Transit Gateway (TGW): The scalable alternative. Acts as a regional routing hub. Multiple VPCs and multiple VPN connections attach to the Transit Gateway. Route tables on the TGW control traffic flow between attachments. This is the recommended architecture for multi-VPC environments or when you need to connect multiple on-premises locations to AWS.
For the exam: understand that TGW supports Equal-Cost Multi-Path (ECMP) routing across multiple VPN tunnels. This allows both tunnels of a VPN connection — or tunnels across multiple VPN connections to be active simultaneously, effectively aggregating bandwidth.
BGP Integration
AWS Site-to-Site VPN supports Border Gateway Protocol (BGP) for dynamic routing. When BGP is configured:
AWS advertises its VPC CIDR ranges over the tunnel
The on-premises gateway advertises its prefix ranges to AWS
Route propagation is dynamic no manual static route maintenance required
Routing decisions can be influenced using BGP attributes (AS path, MED)

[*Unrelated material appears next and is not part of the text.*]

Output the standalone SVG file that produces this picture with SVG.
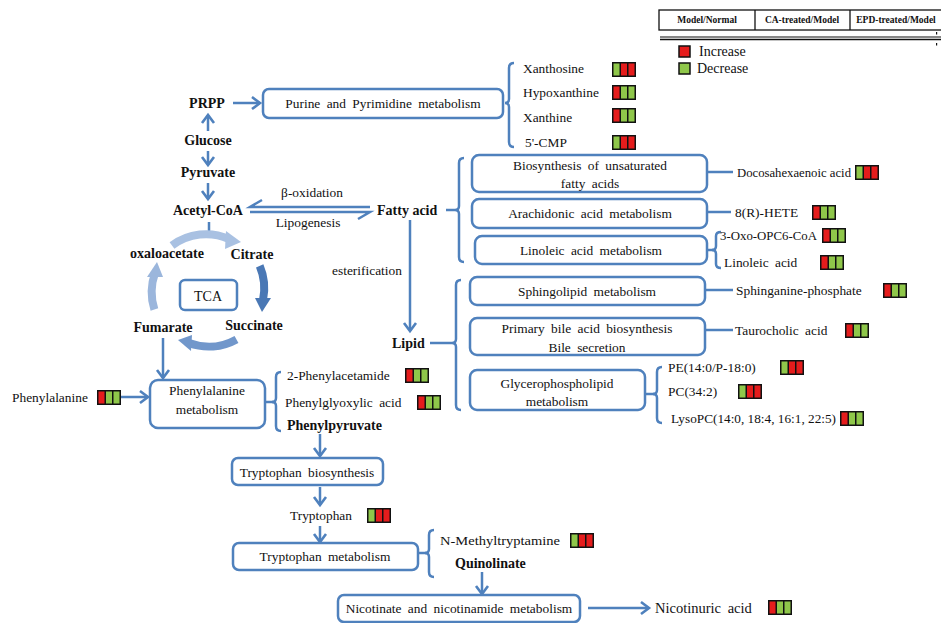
<svg xmlns="http://www.w3.org/2000/svg" xmlns:xlink="http://www.w3.org/1999/xlink" width="941" height="623" viewBox="0 0 941 623">
<style>
text{font-family:"Liberation Serif","Times New Roman",serif;font-size:13.4px;fill:#111}
.b{font-weight:bold;font-size:14px}
.c{text-anchor:middle}
.ws{word-spacing:3px}
.hd{font-size:9.5px;font-weight:bold;text-anchor:middle}
.lg{font-size:14px}
.box{fill:#fff;stroke:#4f81bd;stroke-width:2.5}
.ln{fill:none;stroke:#4f81bd;stroke-width:2.5}
.ar{fill:none;stroke:#4f81bd;stroke-width:2.5;marker-end:url(#ah)}
</style>
<defs>
<marker id="ah" markerUnits="userSpaceOnUse" markerWidth="16" markerHeight="16" viewBox="0 0 16 16" refX="13" refY="8" orient="auto">
<path d="M5,2 L13,8 L5,14" fill="none" stroke="#4f81bd" stroke-width="2.6"/>
</marker>
<g id="rgg"><rect width="24" height="15" fill="#111"/><rect x="1.5" y="1.5" width="6" height="12" fill="#e51c1c"/><rect x="9" y="1.5" width="6" height="12" fill="#8fc74a"/><rect x="16.5" y="1.5" width="6" height="12" fill="#8fc74a"/></g>
<g id="grr"><rect width="24" height="15" fill="#111"/><rect x="1.5" y="1.5" width="6" height="12" fill="#8fc74a"/><rect x="9" y="1.5" width="6" height="12" fill="#e51c1c"/><rect x="16.5" y="1.5" width="6" height="12" fill="#e51c1c"/></g>
</defs>

<g id="legend">
<rect x="659" y="10" width="290" height="20" fill="#fff" stroke="#111" stroke-width="1.3"/>
<line x1="755" y1="10" x2="755" y2="30" stroke="#111" stroke-width="1.3"/>
<line x1="850" y1="10" x2="850" y2="30" stroke="#111" stroke-width="1.3"/>
<text class="hd" x="707" y="23">Model/Normal</text>
<text class="hd" x="802" y="23">CA-treated/Model</text>
<text class="hd" x="896" y="23">EPD-treated/Model</text>
<line x1="660" y1="37" x2="941" y2="37" stroke="#111" stroke-width="1.2"/>
<line x1="660" y1="39.5" x2="941" y2="39.5" stroke="#111" stroke-width="1.6"/>
<rect x="936" y="32" width="1.2" height="2.5" fill="#111"/>
<rect x="936" y="43" width="1.2" height="2.5" fill="#111"/>
<rect x="679" y="46" width="11" height="11" fill="#e51c1c" stroke="#111" stroke-width="1.5"/>
<text class="lg" x="699" y="56">Increase</text>
<rect x="679" y="63" width="11" height="11" fill="#8fc74a" stroke="#111" stroke-width="1.5"/>
<text class="lg" x="697" y="73">Decrease</text>
</g>

<g id="connectors">
<line class="ar" x1="233" y1="103" x2="260" y2="103"/>
<line class="ar" x1="208" y1="131" x2="208" y2="115"/>
<line class="ar" x1="208" y1="151" x2="208" y2="165"/>
<line class="ar" x1="208" y1="183" x2="208" y2="199"/>
<path class="ln" d="M370,207 L250,207 L262,200"/>
<path class="ln" d="M250,212 L370,212 L358,219"/>
<line class="ln" x1="209" y1="222" x2="209" y2="238"/>
<line class="ln" x1="446" y1="210" x2="455" y2="210"/>
<line class="ar" x1="410" y1="220" x2="410" y2="331"/>
<line class="ln" x1="430" y1="343" x2="452" y2="343"/>
<line class="ln" x1="707" y1="172" x2="733" y2="172"/>
<line class="ln" x1="707" y1="212" x2="731" y2="212"/>
<line class="ln" x1="707" y1="250" x2="713" y2="250"/>
<line class="ln" x1="705" y1="290" x2="733" y2="290"/>
<line class="ln" x1="705" y1="330" x2="733" y2="330"/>
<line class="ln" x1="645" y1="394" x2="654" y2="394"/>
<line class="ar" x1="163" y1="338" x2="163" y2="378"/>
<line class="ar" x1="121" y1="397" x2="148" y2="397"/>
<line class="ln" x1="265" y1="402" x2="273" y2="402"/>
<line class="ar" x1="320" y1="434" x2="320" y2="456"/>
<line class="ar" x1="320" y1="487" x2="320" y2="505"/>
<line class="ar" x1="320" y1="526" x2="320" y2="542"/>
<line class="ln" x1="418" y1="553" x2="426" y2="553"/>
<line class="ar" x1="482" y1="572" x2="482" y2="594"/>
<line class="ar" x1="588" y1="608" x2="649" y2="608"/>
<path class="ln" d="M514,63 Q509,63 509,68 L509,99 Q509,103 505,103 Q509,103 509,107 L509,142 Q509,147 514,147"/>
<path class="ln" d="M464,158 Q459,158 459,163 L459,206 Q459,210 455,210 Q459,210 459,214 L459,257 Q459,262 464,262"/>
<path class="ln" d="M721,232 Q716,232 716,236 L716,246 Q716,250 712,250 Q716,250 716,254 L716,264 Q716,268 721,268"/>
<path class="ln" d="M461,280 Q456,280 456,285 L456,339 Q456,343 452,343 Q456,343 456,347 L456,405 Q456,410 461,410"/>
<path class="ln" d="M662,367 Q657,367 657,372 L657,390 Q657,394 653,394 Q657,394 657,398 L657,418 Q657,423 662,423"/>
<path class="ln" d="M281,372 Q276,372 276,377 L276,398 Q276,402 272,402 Q276,402 276,406 L276,426 Q276,431 281,431"/>
<path class="ln" d="M434,530 Q429,530 429,535 L429,549 Q429,553 425,553 Q429,553 429,557 L429,572 Q429,577 434,577"/>
</g>

<g id="tca-cycle">
<path d="M172,245.5 A57,57 0 0 1 229,239" fill="none" stroke="#a9c1e2" stroke-width="8"/>
<polygon points="226,231 241,242 225,249" fill="#a9c1e2"/>
<path d="M259.7,265.9 A57,57 0 0 1 263,300" fill="none" stroke="#4a78b5" stroke-width="8"/>
<polygon points="255,298 271,298 262,312" fill="#4a78b5"/>
<path d="M236.5,339.4 A57,57 0 0 1 189,343" fill="none" stroke="#7197cb" stroke-width="8"/>
<polygon points="192,335 191,351 178,340" fill="#7197cb"/>
<path d="M154.4,309.5 A57,57 0 0 1 155,273" fill="none" stroke="#9bb6dc" stroke-width="8"/>
<polygon points="147,277 163,277 157,262" fill="#9bb6dc"/>
</g>

<g id="n-prpp"><text class="b c" x="207" y="108">PRPP</text></g>
<g id="n-glucose"><text class="b c" x="208" y="145">Glucose</text></g>
<g id="n-pyruvate"><text class="b c" x="208" y="177">Pyruvate</text></g>
<g id="n-acetylcoa"><text class="b c" x="208" y="215">Acetyl-CoA</text></g>
<g id="n-boxidation"><text class="c" x="312" y="197">β-oxidation</text></g>
<g id="n-lipogenesis"><text class="c" x="308" y="227">Lipogenesis</text></g>
<g id="n-fattyacid"><text class="b" x="377" y="215">Fatty acid</text></g>
<g id="n-esterification"><text class="c" x="367" y="275">esterification</text></g>
<g id="n-lipid"><text class="b" x="392" y="348">Lipid</text></g>

<g id="n-oxaloacetate"><text class="b c" x="167" y="258">oxaloacetate</text></g>
<g id="n-citrate"><text class="b c" x="252" y="259">Citrate</text></g>
<g id="n-succinate"><text class="b c" x="254" y="330">Succinate</text></g>
<g id="n-fumarate"><text class="b c" x="163" y="332">Fumarate</text></g>
<g id="n-tca"><rect class="box" x="180" y="280" width="57" height="30" rx="5"/><text class="c" x="208" y="301" style="font-size:14px">TCA</text></g>

<g id="n-purine"><rect class="box" x="263" y="89" width="240" height="29" rx="6"/><text class="c ws" x="383" y="108">Purine and Pyrimidine metabolism</text></g>
<g id="n-xanthosine"><text x="523" y="73">Xanthosine</text><use xlink:href="#grr" x="612" y="62"/></g>
<g id="n-hypoxanthine"><text x="523" y="97">Hypoxanthine</text><use xlink:href="#rgg" x="612" y="85"/></g>
<g id="n-xanthine"><text x="523" y="122">Xanthine</text><use xlink:href="#rgg" x="612" y="108"/></g>
<g id="n-cmp"><text x="525" y="147">5'-CMP</text><use xlink:href="#grr" x="612" y="135"/></g>

<g id="n-biosyn"><rect class="box" x="472" y="155" width="235" height="37" rx="7"/><text class="c ws" x="590" y="170">Biosynthesis of unsaturated</text><text class="c ws" x="590" y="188">fatty acids</text></g>
<g id="n-arachidonic"><rect class="box" x="472" y="199" width="235" height="29" rx="7"/><text class="c ws" x="590" y="218">Arachidonic acid metabolism</text></g>
<g id="n-linoleicmet"><rect class="box" x="475" y="236" width="232" height="28" rx="7"/><text class="c ws" x="591" y="255">Linoleic acid metabolism</text></g>
<g id="n-dha"><text x="737" y="177" textLength="114" lengthAdjust="spacingAndGlyphs">Docosahexaenoic acid</text><use xlink:href="#grr" x="855" y="165"/></g>
<g id="n-hete"><text x="735" y="217">8(R)-HETE</text><use xlink:href="#rgg" x="812" y="205"/></g>
<g id="n-oxo"><text x="720" y="240" textLength="97" lengthAdjust="spacingAndGlyphs">3-Oxo-OPC6-CoA</text><use xlink:href="#rgg" x="822" y="228"/></g>
<g id="n-linoleic"><text class="ws" x="724" y="267">Linoleic acid</text><use xlink:href="#rgg" x="820" y="255"/></g>

<g id="n-sphingo"><rect class="box" x="470" y="277" width="235" height="28" rx="7"/><text class="c ws" x="587" y="296">Sphingolipid metabolism</text></g>
<g id="n-bile"><rect class="box" x="470" y="318" width="235" height="37" rx="7"/><text class="c ws" x="587" y="333">Primary bile acid biosynthesis</text><text class="c ws" x="587" y="352">Bile secretion</text></g>
<g id="n-glycero"><rect class="box" x="470" y="370" width="175" height="40" rx="7"/><text class="c" x="557" y="388">Glycerophospholipid</text><text class="c" x="557" y="406">metabolism</text></g>
<g id="n-sphinganine"><text x="736" y="295">Sphinganine-phosphate</text><use xlink:href="#rgg" x="883" y="283"/></g>
<g id="n-taurocholic"><text class="ws" x="735" y="335">Taurocholic acid</text><use xlink:href="#rgg" x="845" y="323"/></g>
<g id="n-pe"><text x="668" y="372">PE(14:0/P-18:0)</text><use xlink:href="#grr" x="780" y="360"/></g>
<g id="n-pc"><text x="668" y="396">PC(34:2)</text><use xlink:href="#grr" x="738" y="384"/></g>
<g id="n-lysopc"><text x="671" y="423" textLength="165" lengthAdjust="spacingAndGlyphs">LysoPC(14:0, 18:4, 16:1, 22:5)</text><use xlink:href="#rgg" x="840" y="411"/></g>

<g id="n-phenylalanine"><text x="12" y="402">Phenylalanine</text><use xlink:href="#rgg" x="97" y="390"/></g>
<g id="n-phemet"><rect class="box" x="150" y="380" width="115" height="48" rx="8"/><text class="c" x="207" y="395">Phenylalanine</text><text class="c" x="207" y="414">metabolism</text></g>
<g id="n-phenylacetamide"><text x="287" y="380">2-Phenylacetamide</text><use xlink:href="#rgg" x="405" y="368"/></g>
<g id="n-phenylglyoxylic"><text class="ws" x="285" y="407">Phenylglyoxylic acid</text><use xlink:href="#rgg" x="417" y="395"/></g>
<g id="n-phenylpyruvate"><text class="b" x="287" y="430">Phenylpyruvate</text></g>

<g id="n-trpbio"><rect class="box" x="232" y="458" width="151" height="27" rx="6"/><text class="c ws" x="307" y="477">Tryptophan biosynthesis</text></g>
<g id="n-tryptophan"><text x="290" y="520">Tryptophan</text><use xlink:href="#grr" x="367" y="508"/></g>
<g id="n-trpmet"><rect class="box" x="233" y="543" width="185" height="27" rx="6"/><text class="c ws" x="325" y="561">Tryptophan metabolism</text></g>
<g id="n-nmethyl"><text x="440" y="545" textLength="120" lengthAdjust="spacingAndGlyphs">N-Methyltryptamine</text><use xlink:href="#grr" x="570" y="533"/></g>
<g id="n-quinolinate"><text class="b" x="455" y="568">Quinolinate</text></g>
<g id="n-nicotinate"><rect class="box" x="338" y="595" width="242" height="27" rx="6"/><text class="c ws" x="459" y="613">Nicotinate and nicotinamide metabolism</text></g>
<g id="n-nicotinuric"><text class="ws" x="655" y="613" style="font-size:14.5px">Nicotinuric acid</text><use xlink:href="#rgg" x="768" y="600"/></g>
</svg>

For exam purposes: BGP over VPN is the recommended approach for complex or large-scale environments. Static routing is available but operationally heavier to maintain.
What the Exam Tests
The SAA-C03 exam tends to test IPsec VPN at the following conceptual levels:
Understanding that Site-to-Site VPN uses IPsec and creates two redundant tunnels
Knowing the difference between VGW and TGW and when to use each
Recognising that route-based VPN with BGP is the scalable default
Understanding that VPN is over the public internet if private, dedicated connectivity is required, Direct Connect is the answer
Knowing that accelerated Site-to-Site VPN uses AWS Global Accelerator endpoints to reduce latency for geographically distant peers
The exam does not ask you to configure IKE parameters. But understanding Phase 1 and Phase 2 at the conceptual level helps you correctly diagnose scenario questions about VPN failures, connectivity issues, and architectural trade-offs.
Putting It All Together: The Architectural Summary
IPsec VPN is not a single feature it is a layered architecture that solves the key exchange and secure tunnel establishment problem in a deliberate sequence.
Phase 1 (IKE SA) builds trust. It authenticates both peers, executes the Diffie-Hellman key exchange, and establishes an encrypted management channel. This is the slow, expensive, one-time foundation. Pre-shared keys or certificates provide the authentication. DH provides the key exchange without ever transmitting the shared secret. The resulting IKE SA is a secure tunnel for negotiating what comes next.
Phase 2 (IPsec SA) protects data. Running inside the Phase 1 channel, Phase 2 negotiates encryption and integrity algorithms, derives symmetric IPsec keys from the Phase 1 key material, and establishes the actual data-carrying tunnel. This is the operational pipe your application traffic flows through.
Security Associations are the unit of state. Each SA is unidirectional, identified by an SPI, and contains the keying material and algorithm parameters for a single direction of traffic. A working tunnel is always an SA pair. Understanding SAs explains why VPN debugging so often involves inspecting SA databases and why mismatched lifetime or algorithm configurations cause tunnel failures.
Policy-based vs route-based is an architectural choice, not just a configuration option. Policy-based VPNs give fine-grained per-flow control at the cost of scalability and operational complexity. Route-based VPNs are simpler, scale with routing rather than with explicit policy rules, and support dynamic routing protocols like BGP. For cloud architects and specifically for AWS route-based is the default and the recommended pattern.
For anyone building multi-site connectivity on AWS whether connecting a corporate data centre, a branch office, or a partner network IPsec VPN over Transit Gateway with BGP is the standard playbook. Understanding why that architecture works the way it does requires understanding everything above.
This article is part of an ongoing series on AWS networking fundamentals for cloud architects and engineers preparing for the AWS Solutions Architect Associate and Professional examinations.